During the debate that has opened up in the EU about this topic, some people have cited Germany as an example of a country with a flexible labor market that has low rates of unemployment. Currently, Germany's unemployment rate is 6.9%, according the latest seasonally adjusted data published by the country's Federal Employment Agency.

In 2002 Germany carried out a significant reform of its labor market, with a goal of liberalizing it, by designating what are known as "mini-jobs" — part-time work that allows people to make up to 450 euros each month, tax free. This option has been attractive to many unemployed workers and young people because it provides an introduction to, or a way to stay engaged in, the labor market.

Moreover, "mini-jobs" give more flexibility to companies when it comes to hiring workers with fewer skills and low productivity. Critics argue, however, that these employees are poorly paid, and that they are unable to take advantage of the same social benefits as those with full-time, long-term work, which in turn creates social differences between the different demographics.

Mora supports the option of "mini-jobs," so long as it were to involve "jobs that have a reduced work day or which are internships. If we are talking about jobs that do not provide workers with fundamental rights, this does not seem acceptable to me."

Bonete Perales, however, opposes the notion of bringing this model to other countries in the eurozone because "the mini-jobs generate more inequality within society. This inequality winds up damaging the possibilities for growth, and it is a source of future problems that negatively affect social cohesion." He suggests the model should only be used in very specific situations and that the jobs should be transitory.  Bonete Perales adds that mechanisms must be adopted for making it easier for workers to leave a state of inactivity as rapidly as possible. In any case, he says mini-jobs have an impact that "is not at all decisive when it comes time to creating regular employment."

The Spanish Problem

With respect to the specific situation in Spain, Mora is very pessimistic about possible solutions for the problem of youth unemployment because of the special characteristics of the country's labor market. "The Spanish labor market has never functioned well," he points out. "In 2006, we had almost two million unemployed, and many of them were young. That year, at the peak of the boom, I participated in a European survey known as REFLEX, which showed that Spanish university graduates had the highest unemployment rate in Europe, as well as the lowest salaries, except for that of the Czechs. The labor conditions of trained and untrained workers have been bad even outside times of crisis. Now, when there is a crisis, things are terrible."

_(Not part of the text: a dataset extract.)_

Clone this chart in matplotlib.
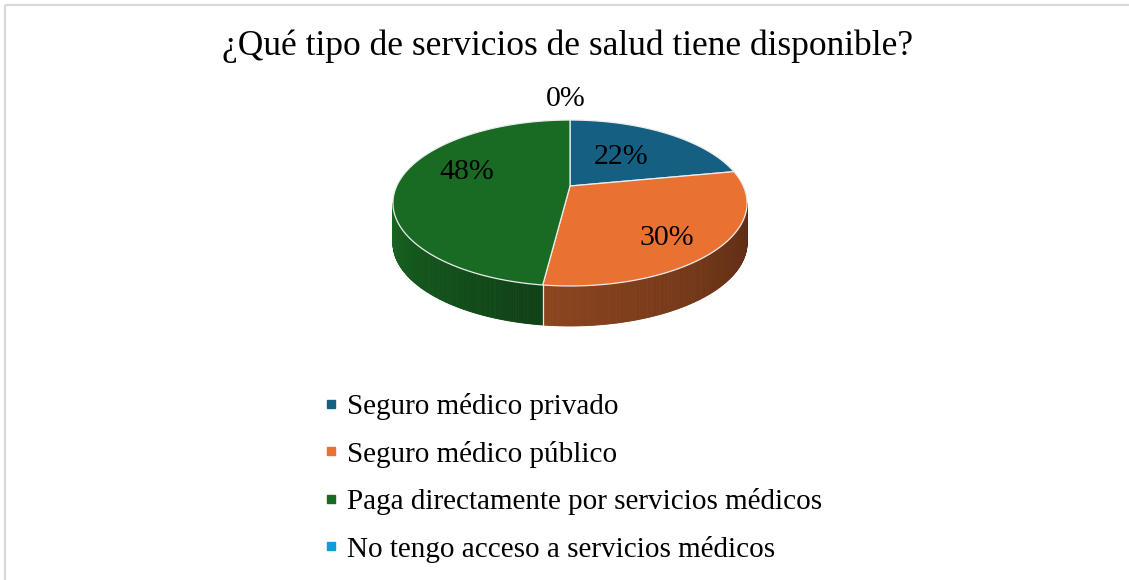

According to Mora, the situation is caused by various factors. Among them, the Spanish economy has not developed a strong knowledge sector "and, as a result, it has little capacity for absorbing young people, as well as an obvious lack of flexibility in its labor market, since there is neither labor, territorial mobility nor are there part-time jobs."

In an effort to solve the problem of youth unemployment, the government of Spanish Prime Minister Mariano Rajoy introduced a set of reforms that were approved by the country's legislature in January 2012. Known as the "Contract for Training and Apprenticeship," the effort is aimed at boosting the hiring of those workers who are younger than 30 years old. Those companies that add young people to their rolls can benefit from reductions of as much as a 100% of the taxes they would ordinarily pay to Social Security.

"This doesn't help at all," notes Rafael Pampillón, a professor and director of economic analysis at the IE Business School. He says that the reforms add a new sort of contract to the Spanish labor market, which is infested with them. "Here's what they have to do in order to boost the hiring of workers in general and of young people in particular: Simplify the labor laws, creating a single labor contract while unifying and lowering severance pay. This would make the labor market much more flexible and make it much easier for companies to increase their work forces."

Bonete Perales doubts that such changes in labor legislation will be very useful. "They can help somewhat, but the hiring of workers is linked to whether or not business people consider the economic situation favorable for selling their goods and services," he says. "As long as conditions for bank loans are not normalized and demand is depressed, due in part to the austerity measures that have been adopted, it is very hard to increase the hiring of young people." As a result, he adds, the government should provide within the EU measures aimed at expanding the economy, and enabling small and midsize companies to access financing at a reasonable cost.

According to Mora, along with the incentives proposed by the EU for job promotion, the goal of the measures implemented by the Spanish government must be to "enable young people to have job experience … for example, by providing corporate internships that include training."

The Bank of Spain has proposed combatting the youth employment problem by eliminating the minimum salary in some sectors. At this time, it is fixed at 21.51 euros a day, and 645.30 euros a month. "In order to create jobs over the short run and introduce greater flexibilities in salaries, you have to explore new formulas that permit, in special cases, temporary deviations from conditions established by collective bargaining," according to a report released by the Bank on May 31.

"This is a very good idea," Pampillón notes. "It makes no sense to establish a minimum salary. What happens if someone wants to work for a salary below what is stipulated by the law? Lower salaries would give opportunities to young people to access the labor market and gain experience, which is what they really need in order to start a career and then improve their working conditions and find a better job."

Pampillón suggests that another way to incentivize companies to hire young people would be to lower the social contributions that companies pay for each worker. This is a recurrent demand of Spain's business organization, the Spanish Confederation of Business Organizations. "When they reduce the taxes on work, that money always winds up going to the worker, through higher salaries or more jobs. To compensate for this loss in revenues, the government could raise the VAT [value added tax] to some extent. This is a tax that many developed economies have put into place."

The experts agree that the actions taken by politicians to alleviate youth unemployment in the coming months will only determine the future of millions of Europeans, but also figure prominently into the future of the European Union itself. The inactivity of these workers could have devastating consequences from a social and economic point of view. According to estimates by the European Commission, unemployment in this segment of the population generates total losses of 153 billion euros annually in the EU as a whole, due to the cost of unemployment benefits and the loss of revenues from taxes and Social Security. That translates into 1.2% of Europe's annual GDP. In the case of Spain, that amounts to about 16 billion euros.

In any case, Bonete Perales says that the best way to help young people is for the economies of Europe to grow as they did in the past. "Without a solution to the eurozone crisis, there is very little that governments can do to reduce youth unemployment," he notes.